Wine Traditions, Authority, and Authenticity (Part 2)

grape stomping 2Wine traditions represent a common stock of knowledge and know how but also supply members with a sense of identity. They use flavor consistencies, symbols, and ceremonies to link people to a place, a common sense of the past and a sense of belonging. Last week in Part 1 I argued that when traditions are challenged because of outside influences, it becomes necessary to consciously assert one’s identity, at which point the concept of authenticity becomes decisive. One needs some way of separating what is really mine from the imposters who have crossed the border. But what is authenticity and who decides?

In contemporary life, this assertion of identity has taken an interesting turn. The greatest threat to wine traditions is homogenization, the demand that all wines meet some independent taste standard imposed by the global market. Today, the authority of tradition comes from its ability to assert distinctiveness in the face of this homogenization. Flavor identities root us in the local and particular as opposed to the global, homogenized world of identical products. Thus, authenticity is perceived as a cure for excessive homogenization. Modern flavor identities presuppose a discourse of taste that implies that “natural”, rooted, artisanal products taste better than mass-produced ones. Furthermore, knowing the producer adds an imaginary value to the wine which makes it taste “better.” The fact that a particular person made it contributes to its quality.

But we return to the problem. What counts as genuinely authentic, embodying a real awareness of actual history and geography?

Too often appeals to authenticity select only portions of the past to remember and what is remembered is highly idealized, as manufactured as the industrial wine it seeks to displace. Unfortunately, any return to the past is a narrative reinvention—an account of the past as it looks to us after the fact, satisfying a need for romance and imagination, but having little connection to “how it really was.”

Wines don’t taste like they did 100 yrs ago (or even 25 yrs. ago) and we don’t want them to. This means that traditions must change because they are continually confronted by new threats, encroachments, copiers, and pretenders, and so they must find new ways of asserting identity.

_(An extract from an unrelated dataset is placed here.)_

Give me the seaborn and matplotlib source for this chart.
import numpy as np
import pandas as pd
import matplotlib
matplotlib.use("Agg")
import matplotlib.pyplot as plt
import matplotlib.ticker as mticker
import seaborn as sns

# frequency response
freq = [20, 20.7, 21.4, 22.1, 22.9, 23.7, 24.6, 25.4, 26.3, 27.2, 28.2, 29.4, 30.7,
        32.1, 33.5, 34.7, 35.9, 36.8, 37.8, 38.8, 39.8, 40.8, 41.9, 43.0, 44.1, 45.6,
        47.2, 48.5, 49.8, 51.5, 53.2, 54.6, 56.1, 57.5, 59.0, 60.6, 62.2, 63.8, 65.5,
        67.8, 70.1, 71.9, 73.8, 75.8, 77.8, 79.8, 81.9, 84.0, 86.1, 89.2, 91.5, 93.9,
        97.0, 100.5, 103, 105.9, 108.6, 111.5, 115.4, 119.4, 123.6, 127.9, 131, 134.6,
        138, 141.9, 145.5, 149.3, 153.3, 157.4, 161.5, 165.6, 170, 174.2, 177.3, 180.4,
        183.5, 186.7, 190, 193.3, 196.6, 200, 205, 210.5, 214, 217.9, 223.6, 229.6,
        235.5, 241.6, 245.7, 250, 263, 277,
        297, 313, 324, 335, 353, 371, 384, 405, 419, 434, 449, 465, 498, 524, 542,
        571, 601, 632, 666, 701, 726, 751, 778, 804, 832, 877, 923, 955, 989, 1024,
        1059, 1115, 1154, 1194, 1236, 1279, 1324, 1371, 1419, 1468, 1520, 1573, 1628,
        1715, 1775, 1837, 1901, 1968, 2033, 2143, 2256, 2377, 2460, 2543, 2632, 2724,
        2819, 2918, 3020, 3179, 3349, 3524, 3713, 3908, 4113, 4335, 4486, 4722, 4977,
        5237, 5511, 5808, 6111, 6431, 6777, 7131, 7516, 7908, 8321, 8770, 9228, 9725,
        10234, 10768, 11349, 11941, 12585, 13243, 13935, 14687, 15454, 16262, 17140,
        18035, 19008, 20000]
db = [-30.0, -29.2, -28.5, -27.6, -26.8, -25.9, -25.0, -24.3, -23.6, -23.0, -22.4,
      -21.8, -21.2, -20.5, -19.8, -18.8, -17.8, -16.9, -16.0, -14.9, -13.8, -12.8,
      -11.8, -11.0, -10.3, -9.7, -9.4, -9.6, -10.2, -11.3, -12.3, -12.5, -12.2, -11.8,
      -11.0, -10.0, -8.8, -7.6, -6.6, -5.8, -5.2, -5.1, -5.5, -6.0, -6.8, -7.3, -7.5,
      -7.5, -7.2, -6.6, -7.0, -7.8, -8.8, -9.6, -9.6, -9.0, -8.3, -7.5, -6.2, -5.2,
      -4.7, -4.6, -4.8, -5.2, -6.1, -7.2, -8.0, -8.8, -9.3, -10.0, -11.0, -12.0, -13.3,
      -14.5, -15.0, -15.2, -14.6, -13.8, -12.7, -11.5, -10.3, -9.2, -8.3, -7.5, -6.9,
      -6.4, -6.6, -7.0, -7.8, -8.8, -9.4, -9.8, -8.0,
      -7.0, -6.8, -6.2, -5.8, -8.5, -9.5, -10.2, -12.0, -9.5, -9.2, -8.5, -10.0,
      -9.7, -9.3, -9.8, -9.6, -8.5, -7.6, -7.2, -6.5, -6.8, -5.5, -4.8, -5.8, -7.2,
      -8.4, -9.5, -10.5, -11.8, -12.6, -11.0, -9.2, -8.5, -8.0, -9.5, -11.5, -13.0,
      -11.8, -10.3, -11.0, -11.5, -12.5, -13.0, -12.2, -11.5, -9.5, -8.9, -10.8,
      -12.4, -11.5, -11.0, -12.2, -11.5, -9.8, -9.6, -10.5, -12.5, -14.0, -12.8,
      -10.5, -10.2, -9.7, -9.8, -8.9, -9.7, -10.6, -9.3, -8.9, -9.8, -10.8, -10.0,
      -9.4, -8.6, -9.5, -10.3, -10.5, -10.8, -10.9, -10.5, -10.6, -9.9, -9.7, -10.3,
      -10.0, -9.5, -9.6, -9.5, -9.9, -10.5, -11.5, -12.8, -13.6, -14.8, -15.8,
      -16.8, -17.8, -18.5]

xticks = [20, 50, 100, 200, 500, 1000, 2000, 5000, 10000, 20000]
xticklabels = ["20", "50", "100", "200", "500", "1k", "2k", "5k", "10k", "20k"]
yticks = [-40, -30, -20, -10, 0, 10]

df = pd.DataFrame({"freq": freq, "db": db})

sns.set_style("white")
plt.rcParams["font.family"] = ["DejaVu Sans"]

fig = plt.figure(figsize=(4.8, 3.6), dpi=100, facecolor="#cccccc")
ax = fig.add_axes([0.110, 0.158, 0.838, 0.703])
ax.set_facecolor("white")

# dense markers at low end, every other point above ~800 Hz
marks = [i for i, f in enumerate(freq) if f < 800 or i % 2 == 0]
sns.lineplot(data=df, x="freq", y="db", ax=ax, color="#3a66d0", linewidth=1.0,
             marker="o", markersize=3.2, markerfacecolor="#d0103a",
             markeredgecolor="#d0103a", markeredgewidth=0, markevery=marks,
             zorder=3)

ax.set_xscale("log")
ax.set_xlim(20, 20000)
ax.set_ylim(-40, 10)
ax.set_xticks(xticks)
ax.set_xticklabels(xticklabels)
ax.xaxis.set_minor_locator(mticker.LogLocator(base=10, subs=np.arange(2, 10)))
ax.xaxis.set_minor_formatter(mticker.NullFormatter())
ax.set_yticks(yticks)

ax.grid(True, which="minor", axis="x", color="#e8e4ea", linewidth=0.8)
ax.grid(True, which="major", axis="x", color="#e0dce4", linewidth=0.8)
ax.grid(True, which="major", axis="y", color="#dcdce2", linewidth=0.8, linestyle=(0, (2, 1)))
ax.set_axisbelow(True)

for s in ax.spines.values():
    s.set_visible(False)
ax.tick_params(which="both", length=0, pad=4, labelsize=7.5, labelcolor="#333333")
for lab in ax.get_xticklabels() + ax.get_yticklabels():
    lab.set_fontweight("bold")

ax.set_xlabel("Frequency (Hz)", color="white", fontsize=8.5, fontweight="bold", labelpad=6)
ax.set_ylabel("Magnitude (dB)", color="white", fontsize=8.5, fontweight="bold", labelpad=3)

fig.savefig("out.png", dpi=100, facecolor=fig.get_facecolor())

This is where the winemaker as artist comes into play performing the delicate balance between innovation and tradition. Restlessness toward the status quo is essential to being an artist. They may be inspired by the past but their aim is seldom simply to emulate it. Any work of art is an experiment that strives to reach beyond what has been done.

Innovative wines thus pose a question—what is authentic? Are the violations of tradition that give a wine its originality and excitement indicative of the proper direction for that tradition? There may be tensions between a winemaker and her customers. Creative winemakers revel in the detour. Her customers want a straighter line, a place of respite, an end that is still recognizable according to what is familiar and conventional.

How do wineries work through this conflict? I think we need to question the very notion of authenticity that is presupposed by the conflict.

Why should “authentic” mean that a wine must taste as it did in the past? Furthermore, even if we could agree that a wine is made using traditional methods from a vineyard steeped in the lore of a region, why think consumers have the ability to experience it as authentic?

Authenticity is not primarily a matter of preserving history. It should not be a property of the wine by itself but of the relation between a producer, the vineyards, and her customers. Acknowledging this is not inauthentic but truthful. History shows that traditions have no obligation to preserve their culture “as is” since no culture has ever been preserved in that way.

Thus, authenticity is not about origins but about the commitments people make and what those commitments reveal about their sensibility. Winemakers who strive to get the most of their vines, who dedicate themselves to exploring every nuance their vines are capable of, while remaining sensitive to what their customers expect are making authentic wines.

So should we just throw out the norms governing flavor identities that specify what wines from a particular region should taste like? I think not. Flavor identities must be respected because they set the table for innovation—they define the standards that innovation must meet. Flavor identities say: “If you want to violate this tradition it better be good.” Without tradition, innovation is just novelty.

However, anyone who is just a slave to tradition and rigidly conforms without entertaining new ideas is threatening the conditions that enable the tradition to persist—its’ ability to be affected. The ability to be affected is, after all, what sensibility is. Traditions become great because of their capacity to seamlessly absorb new influences. Tradition and authenticity are not opposed to innovation—they depend on it. No tradition can remain alive if it does not innovate by accepting and transforming influences from abroad.